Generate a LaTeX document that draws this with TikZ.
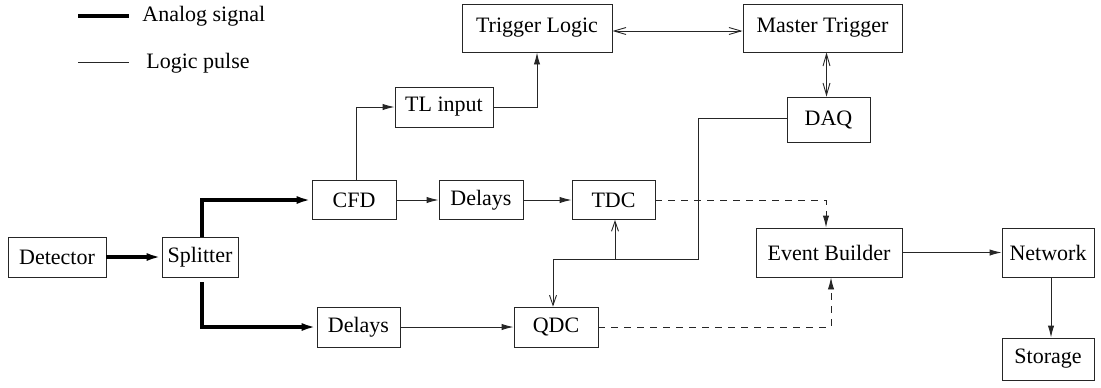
\documentclass[tikz,border=0pt]{standalone}
\usepackage{fontspec}
\setmainfont{Liberation Serif}
\usetikzlibrary{arrows.meta}
\begin{document}
\begin{tikzpicture}[x=0.5pt,y=-0.5pt,
  blk/.style={draw=black!85,line width=0.45pt,inner sep=0pt,font=\fontsize{11}{13}\selectfont},
  sig/.style={line width=0.45pt,draw=black!85},
  analog/.style={line width=1.7pt},
  fwd/.style={-{Latex[length=6pt,width=3.2pt]}},
  fwdthick/.style={-{Latex[length=7.5pt,width=4pt]}},
  open/.style={-{Straight Barb[length=5pt,width=3.5pt]}},
  openboth/.style={{Straight Barb[length=6pt,width=3.5pt]}-{Straight Barb[length=6pt,width=3.5pt]}},
  dashline/.style={line width=0.45pt,draw=black!85,dash pattern=on 3.5pt off 3pt},
  lbl/.style={font=\fontsize{11}{13}\selectfont,inner sep=0pt,anchor=west}]
\useasboundingbox (0,0) rectangle (1101,387);

% legend
\coordinate (la1) at (78,16);  \coordinate (la2) at (129,16);
\coordinate (lb1) at (78,62);  \coordinate (lb2) at (129,62);
\draw[analog] (la1) -- (la2);
\draw[sig] (lb1) -- (lb2);
\node[lbl] (lga) at (142,16) {Analog signal};
\node[lbl] (lgb) at (146,63) {Logic pulse};

% blocks
\node[blk,minimum width=49pt,minimum height=20pt] (det) at (57,257) {Detector};
\node[blk,minimum width=38pt,minimum height=20pt] (spl) at (200,257) {Splitter};
\node[blk,minimum width=42pt,minimum height=19.5pt] (cfd) at (354,200) {CFD};
\node[blk,minimum width=42pt,minimum height=19.5pt] (dla) at (481,200) {Delays};
\node[blk,minimum width=41.5pt,minimum height=19.5pt] (tdc) at (613.5,200) {TDC};
\node[blk,minimum width=41.5pt,minimum height=20pt] (dlb) at (358.5,327) {Delays};
\node[blk,minimum width=42pt,minimum height=20pt] (qdc) at (556,327) {QDC};
\node[blk,minimum width=49pt,minimum height=20pt] (tli) at (444,107) {TL input};
\node[blk,minimum width=75pt,minimum height=24pt] (tl) at (537,28) {Trigger Logic};
\node[blk,minimum width=79.5pt,minimum height=24pt] (mt) at (822.5,28) {Master Trigger};
\node[blk,minimum width=41.5pt,minimum height=22.5pt] (daq) at (828.5,119.5) {DAQ};
\node[blk,minimum width=73pt,minimum height=24.5pt] (eb) at (829,252.5) {Event Builder};
\node[blk,minimum width=46pt,minimum height=24.5pt] (net) at (1048,252.5) {Network};
\node[blk,minimum width=46pt,minimum height=21pt] (sto) at (1048,359) {Storage};

% analog paths
\draw[analog,fwdthick] (det) -- (spl);
\draw[analog,fwdthick] ([xshift=1pt]spl.north) |- (cfd.west);
\draw[analog,fwdthick] ([xshift=1pt,yshift=-2.5pt]spl.south) |- (dlb.west);

% logic paths
\draw[sig,fwd] (cfd) -- (dla);
\draw[sig,fwd] (dla) -- (tdc);
\draw[sig,fwd] (dlb) -- (qdc);
\draw[sig,fwd] ([xshift=1pt]cfd.north) |- (tli.west);
\draw[sig,fwd] (tli.east) -| (tl.south);
\draw[sig,openboth] ([yshift=-1.5pt]tl.east) -- ([yshift=-1.5pt]mt.west);
\draw[sig,openboth] ([xshift=-1pt]daq.north) -- ([xshift=-1pt]daq.north |- mt.south);
\draw[sig,fwd] (eb.east) -- (net.west |- eb.east);
\draw[sig,fwd] ([xshift=1.5pt]net.south) -- ([xshift=1.5pt]sto.north);

% DAQ gate distribution
\coordinate (gx) at (698,259);
\coordinate (gq) at (553,259);
\coordinate (gt) at (615,259);
\draw[sig,open] ([yshift=0.75pt]daq.west) -| (gx) -- (gq) -- (gq |- qdc.north);
\draw[sig,open] (gt) -- (gt |- tdc.south);

% readout to event builder
\draw[dashline,fwd] (tdc.east) -| ([xshift=-1.5pt]eb.north);
\draw[dashline,fwd] (qdc.east) -| ([xshift=1pt]eb.south);
\end{tikzpicture}
\end{document}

YOUR TASK » Every line above should be returned exactly; the pictures stay out.

WRITTEN SOLUTION »
Generate a LaTeX document that draws this with TikZ.
\documentclass[tikz,border=0pt]{standalone}
\usepackage{fontspec}
\setmainfont{Liberation Serif}
\usetikzlibrary{arrows.meta}
\begin{document}
\begin{tikzpicture}[x=0.5pt,y=-0.5pt,
  blk/.style={draw=black!85,line width=0.45pt,inner sep=0pt,font=\fontsize{11}{13}\selectfont},
  sig/.style={line width=0.45pt,draw=black!85},
  analog/.style={line width=1.7pt},
  fwd/.style={-{Latex[length=6pt,width=3.2pt]}},
  fwdthick/.style={-{Latex[length=7.5pt,width=4pt]}},
  open/.style={-{Straight Barb[length=5pt,width=3.5pt]}},
  openboth/.style={{Straight Barb[length=6pt,width=3.5pt]}-{Straight Barb[length=6pt,width=3.5pt]}},
  dashline/.style={line width=0.45pt,draw=black!85,dash pattern=on 3.5pt off 3pt},
  lbl/.style={font=\fontsize{11}{13}\selectfont,inner sep=0pt,anchor=west}]
\useasboundingbox (0,0) rectangle (1101,387);

% legend
\coordinate (la1) at (78,16);  \coordinate (la2) at (129,16);
\coordinate (lb1) at (78,62);  \coordinate (lb2) at (129,62);
\draw[analog] (la1) -- (la2);
\draw[sig] (lb1) -- (lb2);
\node[lbl] (lga) at (142,16) {Analog signal};
\node[lbl] (lgb) at (146,63) {Logic pulse};

% blocks
\node[blk,minimum width=49pt,minimum height=20pt] (det) at (57,257) {Detector};
\node[blk,minimum width=38pt,minimum height=20pt] (spl) at (200,257) {Splitter};
\node[blk,minimum width=42pt,minimum height=19.5pt] (cfd) at (354,200) {CFD};
\node[blk,minimum width=42pt,minimum height=19.5pt] (dla) at (481,200) {Delays};
\node[blk,minimum width=41.5pt,minimum height=19.5pt] (tdc) at (613.5,200) {TDC};
\node[blk,minimum width=41.5pt,minimum height=20pt] (dlb) at (358.5,327) {Delays};
\node[blk,minimum width=42pt,minimum height=20pt] (qdc) at (556,327) {QDC};
\node[blk,minimum width=49pt,minimum height=20pt] (tli) at (444,107) {TL input};
\node[blk,minimum width=75pt,minimum height=24pt] (tl) at (537,28) {Trigger Logic};
\node[blk,minimum width=79.5pt,minimum height=24pt] (mt) at (822.5,28) {Master Trigger};
\node[blk,minimum width=41.5pt,minimum height=22.5pt] (daq) at (828.5,119.5) {DAQ};
\node[blk,minimum width=73pt,minimum height=24.5pt] (eb) at (829,252.5) {Event Builder};
\node[blk,minimum width=46pt,minimum height=24.5pt] (net) at (1048,252.5) {Network};
\node[blk,minimum width=46pt,minimum height=21pt] (sto) at (1048,359) {Storage};

% analog paths
\draw[analog,fwdthick] (det) -- (spl);
\draw[analog,fwdthick] ([xshift=1pt]spl.north) |- (cfd.west);
\draw[analog,fwdthick] ([xshift=1pt,yshift=-2.5pt]spl.south) |- (dlb.west);

% logic paths
\draw[sig,fwd] (cfd) -- (dla);
\draw[sig,fwd] (dla) -- (tdc);
\draw[sig,fwd] (dlb) -- (qdc);
\draw[sig,fwd] ([xshift=1pt]cfd.north) |- (tli.west);
\draw[sig,fwd] (tli.east) -| (tl.south);
\draw[sig,openboth] ([yshift=-1.5pt]tl.east) -- ([yshift=-1.5pt]mt.west);
\draw[sig,openboth] ([xshift=-1pt]daq.north) -- ([xshift=-1pt]daq.north |- mt.south);
\draw[sig,fwd] (eb.east) -- (net.west |- eb.east);
\draw[sig,fwd] ([xshift=1.5pt]net.south) -- ([xshift=1.5pt]sto.north);

% DAQ gate distribution
\coordinate (gx) at (698,259);
\coordinate (gq) at (553,259);
\coordinate (gt) at (615,259);
\draw[sig,open] ([yshift=0.75pt]daq.west) -| (gx) -- (gq) -- (gq |- qdc.north);
\draw[sig,open] (gt) -- (gt |- tdc.south);

% readout to event builder
\draw[dashline,fwd] (tdc.east) -| ([xshift=-1.5pt]eb.north);
\draw[dashline,fwd] (qdc.east) -| ([xshift=1pt]eb.south);
\end{tikzpicture}
\end{document}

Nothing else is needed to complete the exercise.